Несмотря на то что данные Жижеком учению Батлер характеристики, намекавшие на «постмодернистский» характер ее исследований, многим в момент публикации показались недостаточно, как выражались в то время, политкорректными, время показало не столько правоту лакановских взглядов на феномен пола, сколько достаточно высокую степень жижековского политического чутья в отношении сложности ситуации, созданной самой философско-активистской идеологией gender studies. Вкупе с последующим появлением сверхдетерминационных воздействий, исходящих от активизировавшихся сегодня радикальных феминистских движений, старое бинарное противостояние между носителями квир-/трансгендерной повестки и непримиримо консервативной позицией гендерного шовиниста сегодня оказывается все менее однозначным. Если с прогрессистской точки зрения Батлер субъекты, ранее маргинальные в гендерно-идентичностном плане, могли рассчитывать на неуклонный, пусть и медленный перелом в пользу признания обществом их безусловной «нормальности», сегодня все отчетливее стало выявляться то, что расщепление проходит по самой практике присвоения иных идентичностей, затрагивая их носителей в том числе со стороны продолжающегося выяснения отношений с «женским Реальным», которое все так же, как и во времена Фрейда, продолжает оставаться травматичным и неприемлемым в равной степени для всех полов и межгендерных вариаций.
Следствием этого, как справедливо замечают сторонницы радикального феминизма, нередко становится или буквальное следование описанной Батлер концепции «маскарада», когда «женское» осваивается трансгендерными и квир-персонами посредством копирования внешней стороны презентации в одежде и манерах – то есть в вестиментарных и поведенческих реалиях, чаще всего воображаемых в качестве ложно всеобщих и не разделяемых большинством женщин, – или же путь «отведения подозрений» в женственности, который чаще всего избирают субъекты с приписанным женским полом, делая безоговорочный выбор в пользу высокой оценки мужской позиции. Выбор этот является негетеросексуальным и воплощается в желании любить воображаемых мужчин – например героев литературных саг или телесериалов – с позиции такой же воображаемой «собственной» мужской идентичности.
В то же время даже эта двусмысленная перспектива сегодня начинает перерождаться и транспонироваться в область дальнейшего ослабевания связей, где в качестве единственной причины выбора идентичности или парадоксального отказа от нее в ряде случаев способен выступить acting out. Так, колеблющийся женский субъект нынешнего «поколения двадцатилетних», в отличие от более упорных носителей революционной квир-практики 90-х и нулевых годов, больше не считает радикальный феминизм, отрицающий научную реальность трансгендерности, враждебной идеологией априори. Напротив, он остается чувствительным к феминистским демонстрациям мизогинной составляющей квир-движения, признает вслед за радфем право женщины «совершать любые выборы и при этом не отказываться от собственной идентичности», благосклонно наблюдает за успехами женских движений – и на всякий случай объявляет себя «агендерным», занимающим якобы «нейтральную» позицию, тем самым давая понять, что время прямого выбора прошло и что нет нужды ни в мужественном принятии тягот собственного пола, ни в трансген-дерном переходе, чтобы от всех сторон этого утоми тельного и крайне запутанного гендерно-политического конфликта попытаться безуспешно отгородиться.

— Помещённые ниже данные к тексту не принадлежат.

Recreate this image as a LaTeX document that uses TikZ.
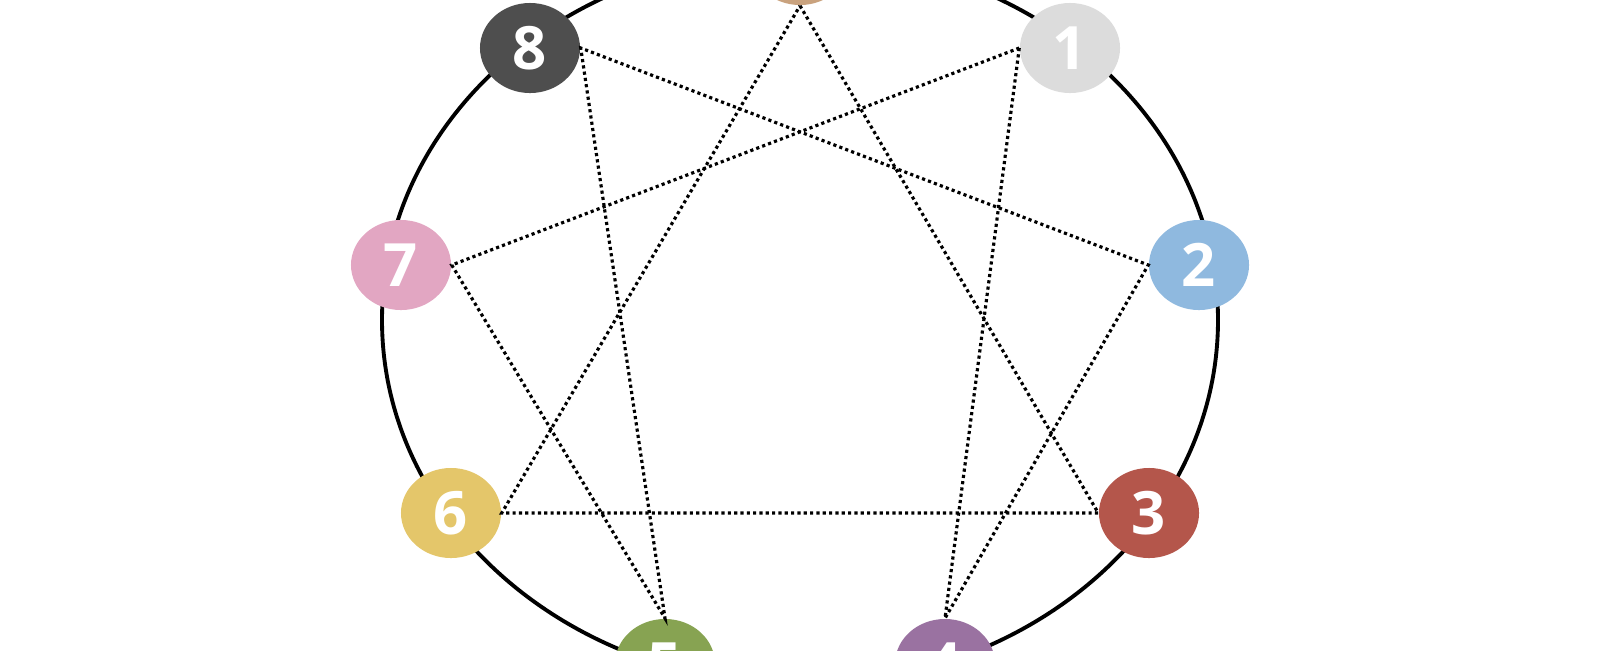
\documentclass[tikz,border=0pt]{standalone}
\usepackage{fontspec}
\setmainfont{Open Sans}
\usepackage{tikz}
\usetikzlibrary{shapes.geometric}
\definecolor{nine}{HTML}{C9A27E}
\definecolor{one}{HTML}{DCDCDC}
\definecolor{two}{HTML}{8FB9DF}
\definecolor{three}{HTML}{B4564B}
\definecolor{four}{HTML}{9A72A1}
\definecolor{five}{HTML}{87A352}
\definecolor{six}{HTML}{E4C66A}
\definecolor{seven}{HTML}{E2A6C2}
\definecolor{eight}{HTML}{4E4E4E}
\tikzstyle{point} = [ellipse, minimum width=1cm, minimum height=0.9cm, inner sep=0pt, text=white, font=\fontsize{17}{17}\selectfont\bfseries]
\tikzstyle{ring} = [line width=1.1pt, black]
\tikzstyle{link} = [line width=0.9pt, dash pattern=on 0.9pt off 0.9pt, black]

\begin{document}
\begin{tikzpicture}[x=0.01cm, y=0.01cm]
	\clip (0,0) rectangle (1600,650);
	\useasboundingbox (0,0) rectangle (1600,650);
	
	\draw [ring] (800,330) ellipse [x radius=418, y radius=365];
	
	\node (n9) [point, fill=nine] at (800,690) {9};
	\node (n1) [point, fill=one] at (1070,602) {1};
	\node (n2) [point, fill=two] at (1199,385) {2};
	\node (n3) [point, fill=three] at (1149,137) {3};
	\node (n4) [point, fill=four] at (945,-14) {4};
	\node (n5) [point, fill=five] at (665,-14) {5};
	\node (n6) [point, fill=six] at (451,137) {6};
	\node (n7) [point, fill=seven] at (401,385) {7};
	\node (n8) [point, fill=eight] at (530,602) {8};
	
	\draw [link] (n9.south) -- (n3.west) -- (n6.east) -- (n9.south);
	\draw [link] (n1.west) -- (n4.north) -- (n2.west) -- (n8.east) -- (n5.north) -- (n7.east) -- (n1.west);
	
\end{tikzpicture}
\end{document}
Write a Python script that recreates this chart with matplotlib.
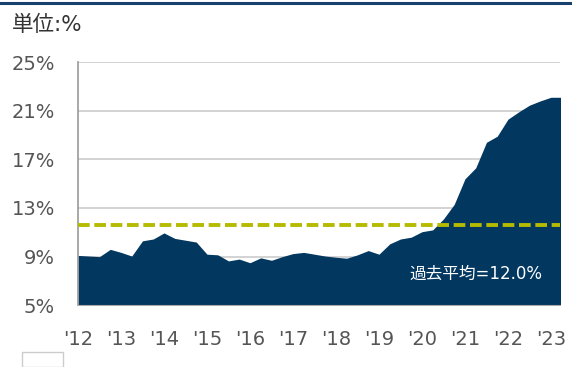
import matplotlib.pyplot as plt
import matplotlib.patches as mpatches
from matplotlib.lines import Line2D

plt.rcParams['font.family'] = ['DejaVu Sans', 'Noto Sans CJK JP']

# quarterly values, 2012Q1 - 2023Q2 (%)
quarters = [2012 + i / 4 for i in range(46)]
values = [9.1, 9.05, 9.0, 9.6, 9.35, 9.05, 10.3, 10.45, 10.95, 10.5,
          10.35, 10.2, 9.2, 9.15, 8.65, 8.8, 8.5, 8.9, 8.7, 9.0,
          9.25, 9.35, 9.2, 9.05, 8.95, 8.87, 9.15, 9.5, 9.2, 10.05,
          10.45, 10.6, 11.05, 11.2, 12.1, 13.3, 15.4, 16.3, 18.4, 18.9,
          20.3, 20.9, 21.45, 21.8, 22.1, 22.1]
average = 11.6
y_ticks = [5, 9, 13, 17, 21, 25]
y_labels = ["5%", "9%", "13%", "17%", "21%", "25%"]
years = list(range(2012, 2024))
year_labels = ["'" + str(y)[2:] for y in years]

fig = plt.figure(figsize=(5.72, 3.67), dpi=100)
ax = fig.add_axes([78 / 572, 1 - 305.3 / 367, 482 / 572, 243.3 / 367])

ax.fill_between(quarters, 5, values, color="#02375f", lw=0, zorder=2)
ax.axhline(average, color="#b4bb00", lw=2.8, dashes=(3, 1.2), zorder=3)
ax.text(2022.79, 7.55, "過去平均=12.0%", color="white", fontsize=12,
        ha="right", va="center", family=["DejaVu Sans", "Noto Sans CJK JP"], zorder=4)

ax.set_xlim(2012, 2023.21)
ax.set_ylim(5, 25)
ax.set_yticks(y_ticks)
ax.set_yticklabels(y_labels)
ax.set_xticks(years)
ax.set_xticklabels(year_labels)
ax.tick_params(axis="both", length=0, labelsize=14, colors="#555555")
ax.tick_params(axis="y", pad=16.5)
ax.tick_params(axis="x", pad=18)
ax.grid(axis="y", color="#cccccc", lw=1.2, zorder=1)
for s in ["top", "right"]:
    ax.spines[s].set_visible(False)
ax.spines["left"].set_color("#999999")
ax.spines["bottom"].set_color("#aaaaaa")
ax.spines["left"].set_linewidth(1.2)

fig.text(12 / 572, 1 - 25 / 367, "単位:%", fontsize=15.5, color="#333333",
         va="center", ha="left", family=["DejaVu Sans", "Noto Sans CJK JP"])

# top rule
fig.add_artist(Line2D([0, 1], [1 - 3 / 367, 1 - 3 / 367], color="#17406d", lw=2.2))
# small box bottom left
fig.add_artist(mpatches.Rectangle((22 / 572, 0), 41 / 572, 15 / 367,
                                  fill=False, ec="#cccccc", lw=1))

fig.savefig("out.png", dpi=100)
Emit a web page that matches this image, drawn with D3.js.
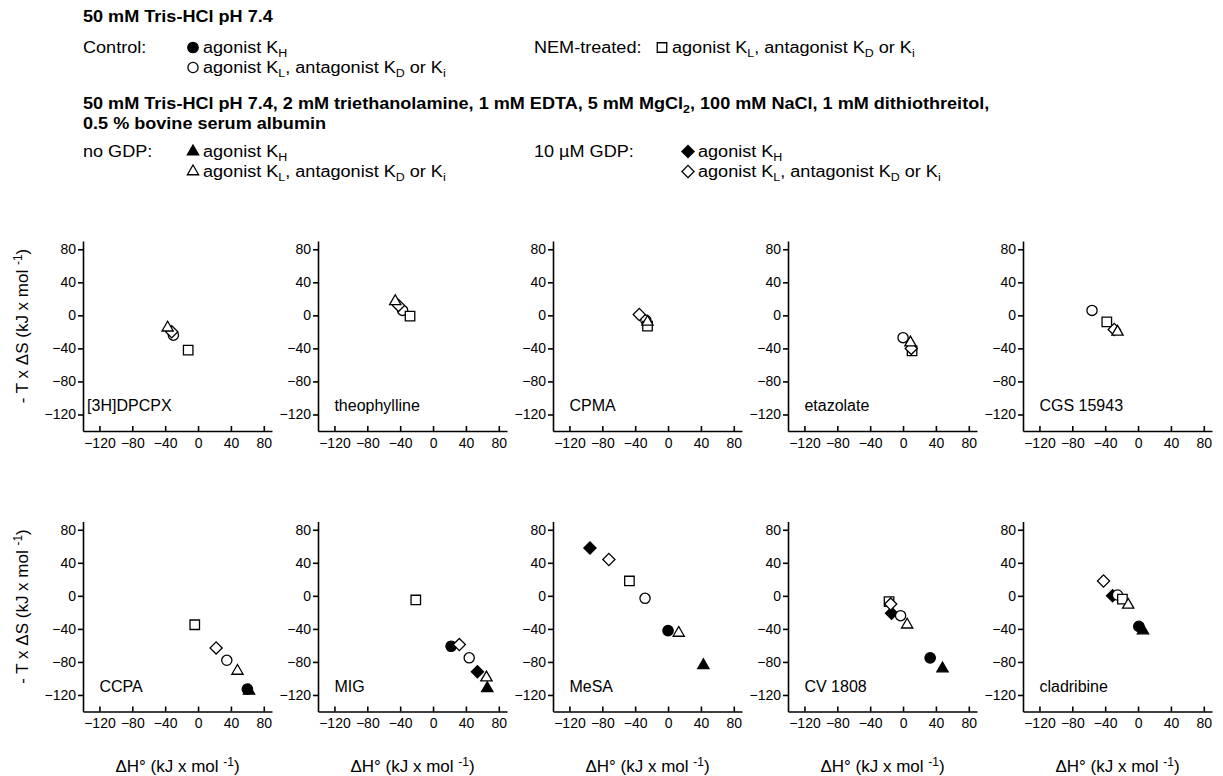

Таким образом, остающийся верным Лакану взгляд на вопрос сексуационного различия и, с другой стороны, радикальная феминистская критика, одинаково требуют сместить вопрос гендера из подвижного символического регистра в более неуступчивое «Реальное» и возвращают вопросу различия полов политическое значение, которого демократический взгляд, предполагая, что оно в этот вопрос встроено по умолчанию, на деле его лишает. Если в демократических концепциях свободно избираемой гендерной идентичности выбор этот является несобственно политическим, поскольку отсылает к более общей и старой борьбе за право субъекта осуществлять свободный выбор в принципе (борьба, в отношении которой гендерный вопрос является частным и безразличным примером, на чье место с иллюстративными целями можно подставить любой другой – например вопрос свободного выбора религии или гражданства), то интенция второй критики, направленной против гендерной концепции, возвращает вопросу полового различия собственное оригинальное политическое измерение, в котором выбор является не предметом абстрактной борьбы за его возможность или же запрет, а создает в ситуации новый формы напряжения относительно слабого звена (т. е. «женского»).